GIVEN EXERCISE:
Without including any images, repeat the data exactly.

DATASET EXTRACT:
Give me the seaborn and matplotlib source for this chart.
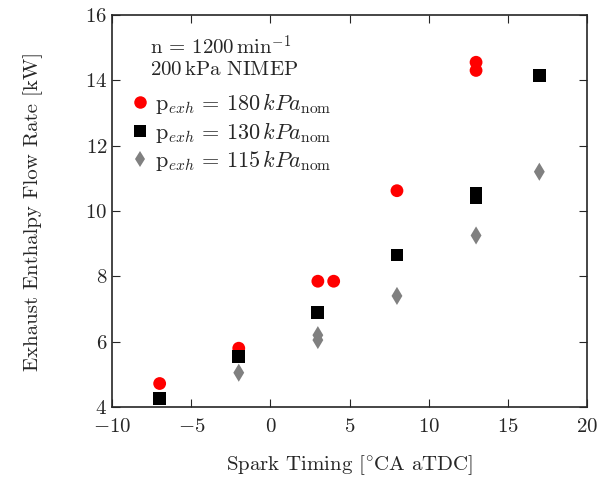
import pandas as pd
import matplotlib.pyplot as plt
import seaborn as sns

# spark timing [°CA aTDC] and exhaust enthalpy flow [kW] per back pressure
x_180 = [-7, -2, 3, 4, 8, 13, 13]
y_180 = [4.72, 5.8, 7.85, 7.85, 10.62, 14.55, 14.3]
x_130 = [-7, -2, 3, 8, 13, 13, 17]
y_130 = [4.25, 5.55, 6.9, 8.65, 10.55, 10.4, 14.15]
x_115 = [-2, 3, 3, 8, 13, 17]
y_115 = [5.05, 6.2, 6.05, 7.4, 9.25, 11.2]

labels = [r'$\mathrm{p}_{exh}\,=\,180\,kPa_{\mathrm{nom}}$',
          r'$\mathrm{p}_{exh}\,=\,130\,kPa_{\mathrm{nom}}$',
          r'$\mathrm{p}_{exh}\,=\,115\,kPa_{\mathrm{nom}}$']

df = pd.concat([
    pd.DataFrame({'x': x_180, 'y': y_180, 'grp': labels[0]}),
    pd.DataFrame({'x': x_130, 'y': y_130, 'grp': labels[1]}),
    pd.DataFrame({'x': x_115, 'y': y_115, 'grp': labels[2]}),
])

sns.set_style('ticks')
plt.rcParams['font.family'] = ['cmr10', 'DejaVu Serif']
plt.rcParams['mathtext.fontset'] = 'cm'
plt.rcParams['axes.formatter.use_mathtext'] = True
plt.rcParams['axes.unicode_minus'] = True

fig = plt.figure(figsize=(6, 4.8), dpi=100)
ax = fig.add_axes([0.187, 0.152, 0.791, 0.817])

sns.scatterplot(data=df, x='x', y='y', hue='grp', style='grp',
                palette={labels[0]: '#ff0000', labels[1]: '#000000', labels[2]: '#808080'},
                markers={labels[0]: 'o', labels[1]: 's', labels[2]: 'd'},
                s=80, linewidth=0, ax=ax)
for coll, sz in zip(ax.collections, [85, 85, 70]):
    coll.set_sizes([sz])

ax.set_xlim(-10, 20)
ax.set_ylim(4, 16)
ax.set_xticks([-10, -5, 0, 5, 10, 15, 20])
ax.set_yticks([4, 6, 8, 10, 12, 14, 16])
ax.tick_params(direction='in', top=True, right=True, labelsize=15, length=6)
ax.tick_params(axis='x', pad=8)
for sp in ax.spines.values():
    sp.set_linewidth(1.2)
ax.set_xlabel(r'Spark Timing [$^{\circ}$CA aTDC]', fontsize=15, labelpad=12)
ax.set_ylabel('Exhaust Enthalpy Flow Rate [kW]', fontsize=15, labelpad=30)

ax.text(0.08, 0.918, r'n = 1200$\,\mathrm{min}^{-1}$', transform=ax.transAxes,
        fontsize=15, va='center')
ax.text(0.08, 0.86, r'200$\,$kPa NIMEP', transform=ax.transAxes,
        fontsize=15, va='center')

leg = ax.legend(loc='upper left', bbox_to_anchor=(0.01, 0.828), frameon=False,
                fontsize=16, handletextpad=0.0, labelspacing=0.15,
                handlelength=1.3, borderaxespad=0)
for h, sz in zip(leg.legend_handles, [9, 9, 8]):
    h.set_markersize(sz)

fig.savefig('out.png', dpi=100)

THE OUTPUT:
Give me the seaborn and matplotlib source for this chart.
import pandas as pd
import matplotlib.pyplot as plt
import seaborn as sns

# spark timing [°CA aTDC] and exhaust enthalpy flow [kW] per back pressure
x_180 = [-7, -2, 3, 4, 8, 13, 13]
y_180 = [4.72, 5.8, 7.85, 7.85, 10.62, 14.55, 14.3]
x_130 = [-7, -2, 3, 8, 13, 13, 17]
y_130 = [4.25, 5.55, 6.9, 8.65, 10.55, 10.4, 14.15]
x_115 = [-2, 3, 3, 8, 13, 17]
y_115 = [5.05, 6.2, 6.05, 7.4, 9.25, 11.2]

labels = [r'$\mathrm{p}_{exh}\,=\,180\,kPa_{\mathrm{nom}}$',
          r'$\mathrm{p}_{exh}\,=\,130\,kPa_{\mathrm{nom}}$',
          r'$\mathrm{p}_{exh}\,=\,115\,kPa_{\mathrm{nom}}$']

df = pd.concat([
    pd.DataFrame({'x': x_180, 'y': y_180, 'grp': labels[0]}),
    pd.DataFrame({'x': x_130, 'y': y_130, 'grp': labels[1]}),
    pd.DataFrame({'x': x_115, 'y': y_115, 'grp': labels[2]}),
])

sns.set_style('ticks')
plt.rcParams['font.family'] = ['cmr10', 'DejaVu Serif']
plt.rcParams['mathtext.fontset'] = 'cm'
plt.rcParams['axes.formatter.use_mathtext'] = True
plt.rcParams['axes.unicode_minus'] = True

fig = plt.figure(figsize=(6, 4.8), dpi=100)
ax = fig.add_axes([0.187, 0.152, 0.791, 0.817])

sns.scatterplot(data=df, x='x', y='y', hue='grp', style='grp',
                palette={labels[0]: '#ff0000', labels[1]: '#000000', labels[2]: '#808080'},
                markers={labels[0]: 'o', labels[1]: 's', labels[2]: 'd'},
                s=80, linewidth=0, ax=ax)
for coll, sz in zip(ax.collections, [85, 85, 70]):
    coll.set_sizes([sz])

ax.set_xlim(-10, 20)
ax.set_ylim(4, 16)
ax.set_xticks([-10, -5, 0, 5, 10, 15, 20])
ax.set_yticks([4, 6, 8, 10, 12, 14, 16])
ax.tick_params(direction='in', top=True, right=True, labelsize=15, length=6)
ax.tick_params(axis='x', pad=8)
for sp in ax.spines.values():
    sp.set_linewidth(1.2)
ax.set_xlabel(r'Spark Timing [$^{\circ}$CA aTDC]', fontsize=15, labelpad=12)
ax.set_ylabel('Exhaust Enthalpy Flow Rate [kW]', fontsize=15, labelpad=30)

ax.text(0.08, 0.918, r'n = 1200$\,\mathrm{min}^{-1}$', transform=ax.transAxes,
        fontsize=15, va='center')
ax.text(0.08, 0.86, r'200$\,$kPa NIMEP', transform=ax.transAxes,
        fontsize=15, va='center')

leg = ax.legend(loc='upper left', bbox_to_anchor=(0.01, 0.828), frameon=False,
                fontsize=16, handletextpad=0.0, labelspacing=0.15,
                handlelength=1.3, borderaxespad=0)
for h, sz in zip(leg.legend_handles, [9, 9, 8]):
    h.set_markersize(sz)

fig.savefig('out.png', dpi=100)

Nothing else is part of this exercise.